REGENERATION IS THE NEW THEME FOR CORPORATE SOCIAL RESPONSIBILITY POST-COVID-19
Impactful CSR Initiatives Need To Be Top Driven, Sustainable
And Involve The Entire Stakeholder Ecosystem
Businesses must embrace Corporate Social Responsibility (CSR) as part of their business strategies to rise in the new normal. The key areas that must be addressed are: the review of the role of CSR in driving sustainability, the need for regenerative solutions to tackle climate change, and the engagement of local communities. This call was made by a panel of experts during the recent ‘CSR – Luxury or Necessity?’ webinar, organised by Centriq PR, an award-winning independent public relations consultancy.
The panel discussion featured John Elkington, the ‘godfather of sustainability’ who coined the breakthrough ‘Triple Bottom Line’ (People, Planet and Profit) concept for CSR, and Professor Datuk Dr Rokiah Hj Omar, Director of University Community Transformation Centre (UCTC) from Universiti Kebangsaan Malaysia. It was moderated by Centriq PR Managing Director, Jacqueline Arnold,
In her preamble Arnold said, “CSR plays a great role in influencing the speed and depth of social and economic recovery. Traditional CSR practices are no longer enough. If we are going to 'Build Back Better' after this global Covid-19 pandemic, we need to start thinking about CSR and doing it now. This way, we can give people more of a ‘hand up’ rather than a ‘handout.”

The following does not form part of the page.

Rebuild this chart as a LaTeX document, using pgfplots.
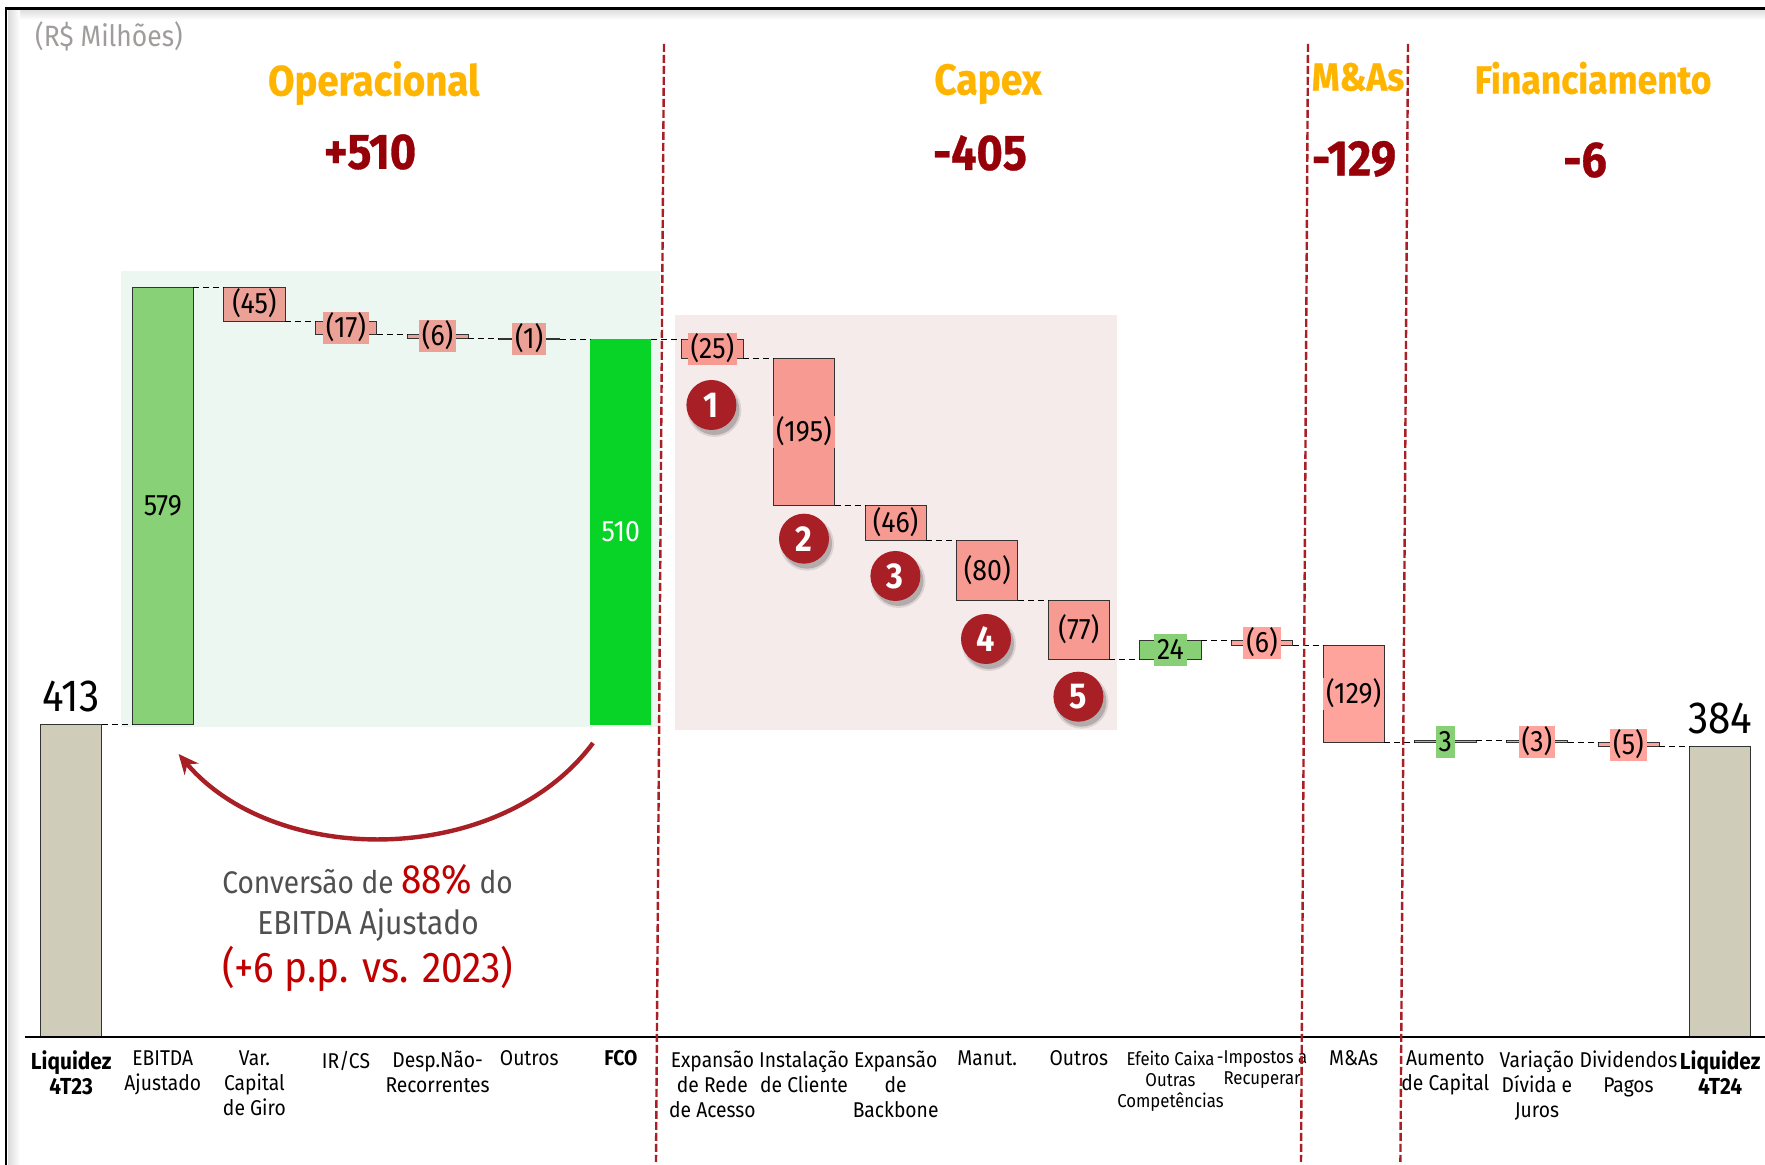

Panellist and ‘Sustainability Guru’, Elkington emphasized the need for a profound shift in CSR that is designed for the people, the planet and prosperity. CSR needs to be transformed to adopt the ‘Green Swan’ characteristics and help regenerate our natural, social and economic worlds through Regenerative Capitalism. This is an effort to get the entire economic and political region to embrace both inclusive and decarbonised clean growth.”
Elkington explained that for longer term survival, security and competitive advantage, leading-edge business models now increasingly aim to achieve exponential progress in four key areas:
Social: They deliver both financial and extra-financial value through positive impacts for people, in the present and in the future.
Lean: They optimise the use of all types of capital, from physical and financial through human and intellectual to social and natural forms.
Integrated: Increasingly, they are integrated, managing financial and extra-financial value creation across economic, social and environmental systems.
Circular: And over time they must have the potential to become increasingly circular, sustaining inputs and outputs at their highest value in both technical and biological cycles.
“Regenerative businesses also represent a huge opportunity for ambitious startups to lead the way in the recovery from the pandemic. Rather than following a straight “how to be regenerative” list, set up your business according to a set of principles. They’ll have greater resilience than companies using current business models,” he said.
In sharing UCTC’s stance, Professor Rokiah explained the need to embrace CSR initiatives to help revive and rebuild the local communities in the long run. “In Malaysia, many organisations still perceive CSR as community outreach projects, citing cash donations or volunteering activities as the norm. These initiatives are often one-off projects with a short-term impact,” she said.
“We should get young people involved in the transformation process that businesses aspire to champion. Most of the time, if you do not empower them, they will just sit and not do anything. It is very important to engage the youth, as we want to create community leaders who make a difference,” Professor Rokiah explained.
During a quick poll conducted prior to the webinar, 61% of the 200 respondents claimed they were familiar with the triple bottom line concept. However, only 23% of this number had an established key performance index involving all three elements of the triple bottom line concept in their organisations.
The panellists recommended a list of priorities for organisations to undertake on order to embrace sustainable CSR efforts:
Start with an assessment to identify the real needs of your target community.
Put in place a target community problem solving plan.
Implement and monitor the project.
Analyse the impact of the project by measuring the work.
Engage and empower the youth to be community leaders in the transformation.
Document to indicate and keep track of the success of the project.
Arnold concluded, “CSR is a journey and goes hand-in-hand with proper communication with a business’ stakeholders. It can help maintain the confidence and goodwill that a business needs and ultimately support an organisation’s long term objectives and profitability. We need to step our communication efforts and reach out to the community and engage our stakeholders.”
The webinar was well-attended by 100 participants from diverse industries including banking and finance, property, healthcare, education, non-profit organisations, and social enterprises. Participants ranged from CEOs and business owners, to heads of marketing, communications and public relations.